> _Direction_: From the first line of the data down to and including the line with "plt.rcParams['font.family'] = ['Roboto', 'DejaVu", copy everything exactly, leaving out pictures.
* start Given material *
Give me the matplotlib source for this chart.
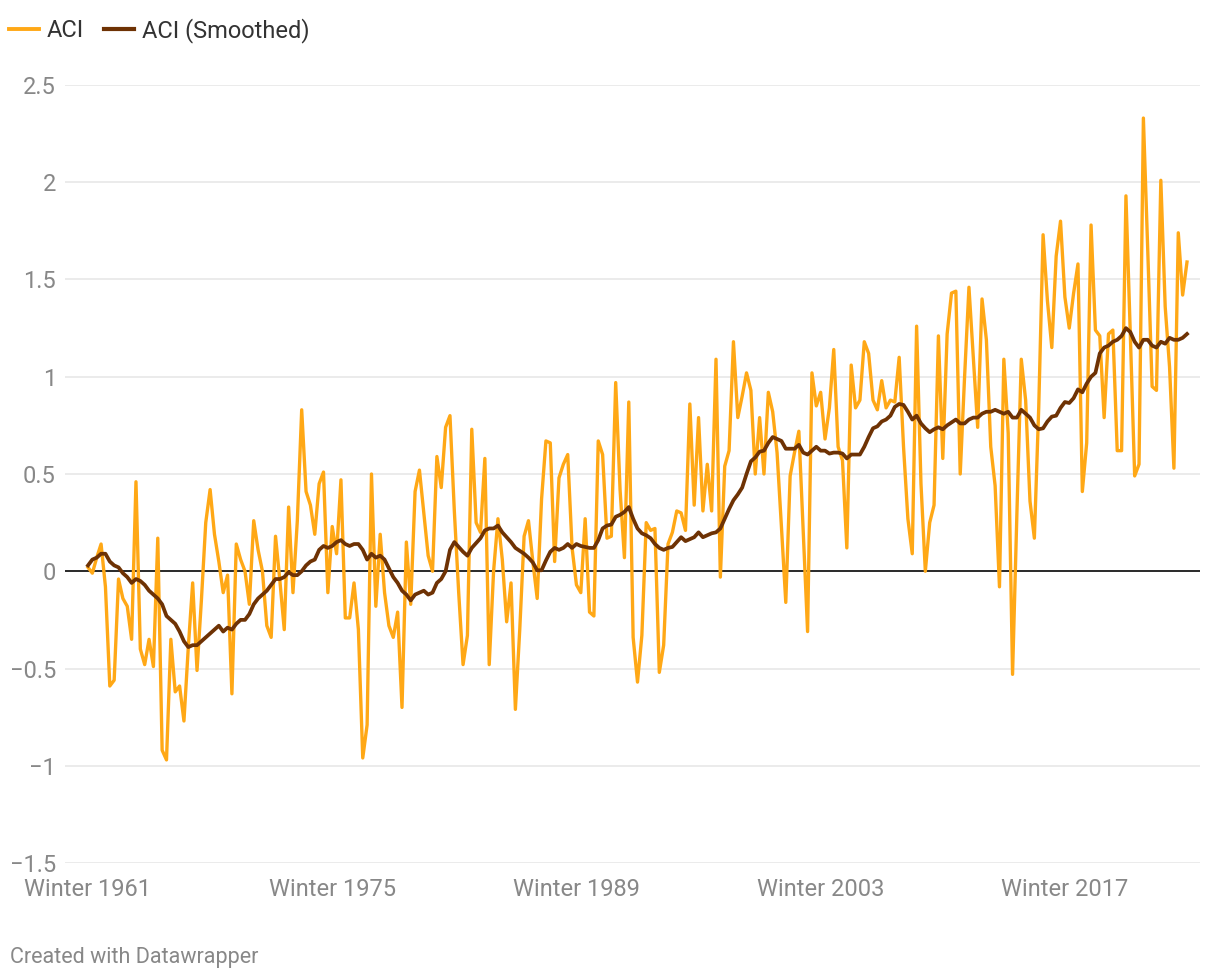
import numpy as np
import matplotlib
matplotlib.use("Agg")
from matplotlib import pyplot as plt
from matplotlib.lines import Line2D

plt.rcParams['font.family'] = ['Roboto', 'DejaVu Sans']

# seasonal ACI values, Winter 1961 .. Winter 2024
aci = [
    0.02, -0.01, 0.07, 0.14, -0.08, -0.59, -0.56, -0.04, -0.14, -0.18,
    -0.35, 0.46, -0.40, -0.48, -0.35, -0.49, 0.17, -0.92, -0.97, -0.35,
    -0.62, -0.59, -0.77, -0.39, -0.06, -0.51, -0.15, 0.25, 0.42, 0.19,
    0.05, -0.11, -0.02, -0.63, 0.14, 0.06, 0.00, -0.17, 0.26, 0.11,
    0.00, -0.28, -0.34, 0.18, -0.05, -0.30, 0.33, -0.11, 0.26, 0.83,
    0.41, 0.34, 0.19, 0.45, 0.51, -0.11, 0.23, 0.09, 0.47, -0.24,
    -0.24, -0.06, -0.30, -0.96, -0.79, 0.50, -0.18, 0.19, -0.11, -0.28,
    -0.34, -0.21, -0.70, 0.15, -0.17, 0.41, 0.52, 0.30, 0.08, 0.00,
    0.59, 0.43, 0.74, 0.80, 0.31, -0.11, -0.48, -0.33, 0.73, 0.25,
    0.20, 0.58, -0.48, 0.00, 0.27, 0.06, -0.26, -0.06, -0.71, -0.30,
    0.18, 0.26, 0.05, -0.14, 0.37, 0.67, 0.66, 0.05, 0.48, 0.55,
    0.60, 0.12, -0.07, -0.11, 0.27, -0.21, -0.23, 0.67, 0.60, 0.17,
    0.18, 0.97, 0.42, 0.07, 0.87, -0.34, -0.57, -0.33, 0.25, 0.21,
    0.22, -0.52, -0.38, 0.14, 0.20, 0.31, 0.30, 0.21, 0.86, 0.34,
    0.79, 0.31, 0.55, 0.31, 1.09, -0.03, 0.54, 0.62, 1.18, 0.79,
    0.90, 1.02, 0.93, 0.50, 0.79, 0.50, 0.92, 0.82, 0.61, 0.23,
    -0.16, 0.49, 0.61, 0.72, 0.20, -0.31, 1.02, 0.85, 0.92, 0.68,
    0.84, 1.14, 0.64, 0.57, 0.12, 1.06, 0.84, 0.88, 1.18, 1.12,
    0.88, 0.83, 0.98, 0.84, 0.88, 0.87, 1.10, 0.64, 0.27, 0.09,
    1.26, 0.45, 0.00, 0.25, 0.34, 1.21, 0.58, 1.22, 1.43, 1.44,
    0.50, 1.00, 1.46, 1.10, 0.74, 1.40, 1.19, 0.64, 0.44, -0.08,
    1.09, 0.71, -0.53, 0.30, 1.09, 0.88, 0.36, 0.17, 0.84, 1.73,
    1.39, 1.15, 1.62, 1.80, 1.41, 1.25, 1.43, 1.58, 0.41, 0.66,
    1.78, 1.24, 1.21, 0.79, 1.22, 1.24, 0.62, 0.62, 1.93, 1.22,
    0.49, 0.55, 2.33, 1.65, 0.95, 0.93, 2.01, 1.36, 1.05, 0.53,
    1.74, 1.42, 1.59,
]

aci_smoothed = [
    0.03, 0.06, 0.07, 0.09, 0.09, 0.05, 0.03, 0.02, -0.01, -0.03,
    -0.06, -0.04, -0.05, -0.07, -0.10, -0.12, -0.14, -0.17, -0.23, -0.25,
    -0.27, -0.31, -0.36, -0.39, -0.38, -0.38, -0.36, -0.34, -0.32, -0.30,
    -0.28, -0.31, -0.29, -0.30, -0.27, -0.25, -0.25, -0.22, -0.17, -0.14,
    -0.12, -0.10, -0.07, -0.04, -0.04, -0.03, -0.005, -0.02, -0.02, 0.00,
    0.03, 0.05, 0.06, 0.11, 0.13, 0.12, 0.13, 0.15, 0.16, 0.14,
    0.13, 0.14, 0.14, 0.11, 0.06, 0.09, 0.07, 0.08, 0.06, 0.015,
    -0.03, -0.06, -0.10, -0.12, -0.15, -0.12, -0.11, -0.10, -0.12, -0.11,
    -0.06, -0.04, 0.00, 0.11, 0.15, 0.125, 0.10, 0.08, 0.12, 0.145,
    0.17, 0.21, 0.22, 0.22, 0.235, 0.20, 0.175, 0.15, 0.12, 0.105,
    0.09, 0.07, 0.045, 0.005, 0.005, 0.055, 0.10, 0.12, 0.11, 0.12,
    0.14, 0.12, 0.14, 0.13, 0.125, 0.12, 0.12, 0.16, 0.22, 0.235,
    0.24, 0.28, 0.29, 0.305, 0.33, 0.27, 0.22, 0.195, 0.185, 0.17,
    0.14, 0.12, 0.11, 0.12, 0.125, 0.15, 0.175, 0.155, 0.165, 0.175,
    0.20, 0.175, 0.185, 0.195, 0.20, 0.22, 0.27, 0.32, 0.365, 0.395,
    0.43, 0.50, 0.565, 0.585, 0.615, 0.62, 0.66, 0.69, 0.68, 0.67,
    0.63, 0.63, 0.63, 0.65, 0.61, 0.60, 0.62, 0.64, 0.62, 0.62,
    0.605, 0.61, 0.61, 0.605, 0.58, 0.60, 0.60, 0.60, 0.64, 0.69,
    0.735, 0.745, 0.77, 0.78, 0.80, 0.845, 0.86, 0.855, 0.82, 0.78,
    0.80, 0.76, 0.735, 0.715, 0.73, 0.74, 0.73, 0.75, 0.765, 0.78,
    0.76, 0.76, 0.78, 0.79, 0.79, 0.81, 0.82, 0.82, 0.83, 0.82,
    0.81, 0.82, 0.79, 0.79, 0.83, 0.81, 0.79, 0.75, 0.73, 0.735,
    0.77, 0.795, 0.80, 0.84, 0.87, 0.865, 0.89, 0.935, 0.92, 0.965,
    1.00, 1.02, 1.12, 1.15, 1.16, 1.18, 1.19, 1.21, 1.25, 1.23,
    1.18, 1.15, 1.19, 1.19, 1.16, 1.15, 1.18, 1.17, 1.20, 1.19,
    1.19, 1.20, 1.22,
]

tick_pos = [0, 56, 112, 168, 224]
tick_labels = ['Winter 1961', 'Winter 1975', 'Winter 1989', 'Winter 2003', 'Winter 2017']
y_ticks = [-1.5, -1, -0.5, 0, 0.5, 1, 1.5, 2, 2.5]
y_labels = ['\u22121.5', '\u22121', '\u22120.5', '0', '0.5', '1', '1.5', '2', '2.5']

orange = '#ffa816'
brown = '#6e3204'
grey = '#888888'

fig = plt.figure(figsize=(12.2, 9.8), dpi=100)
ax = fig.add_axes([65 / 1220, 1 - 863 / 980, 1135 / 1220, 778 / 980])

x = np.arange(len(aci))
ax.plot(x, aci, color=orange, lw=2.4, solid_joinstyle='round', zorder=3)
ax.plot(x, aci_smoothed, color=brown, lw=2.7, solid_joinstyle='round', zorder=4)
ax.axhline(0, color='#1a1a1a', lw=1.3, zorder=2)

step = (1187 - 88) / (len(aci) - 1)
ax.set_xlim(-23 / step, (1200 - 88) / step)
ax.set_ylim(-1.5, 2.5)

ax.set_yticks(y_ticks)
ax.set_yticklabels(y_labels)
ax.set_xticks(tick_pos)
ax.set_xticklabels(tick_labels)
ax.tick_params(axis='both', length=0, labelsize=17, labelcolor=grey)
ax.tick_params(axis='y', pad=6.5)
ax.tick_params(axis='x', pad=11)
ax.yaxis.grid(True, color='#e5e5e5', lw=1.1, zorder=0)
ax.set_axisbelow(True)
for s in ax.spines.values():
    s.set_visible(False)

handles = [Line2D([], [], color=orange, lw=2.8),
           Line2D([], [], color=brown, lw=3.0)]
fig.legend(handles, ['ACI', 'ACI (Smoothed)'], loc='upper left',
           bbox_to_anchor=(9 / 1220, 1 - 18 / 980), ncol=2, frameon=False,
           fontsize=17, handlelength=1.27, handletextpad=0.34,
           columnspacing=0.85, borderpad=0, borderaxespad=0,
           labelcolor='#333333')

fig.text(10 / 1220, 1 - 957 / 980, 'Created with Datawrapper', fontsize=15.5,
         color=grey, va='center', ha='left')

fig.savefig('out.png', dpi=100)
* end Given material *
> _Exercise response_:
Give me the matplotlib source for this chart.
import numpy as np
import matplotlib
matplotlib.use("Agg")
from matplotlib import pyplot as plt
from matplotlib.lines import Line2D

plt.rcParams['font.family'] = ['Roboto', 'DejaVu Sans']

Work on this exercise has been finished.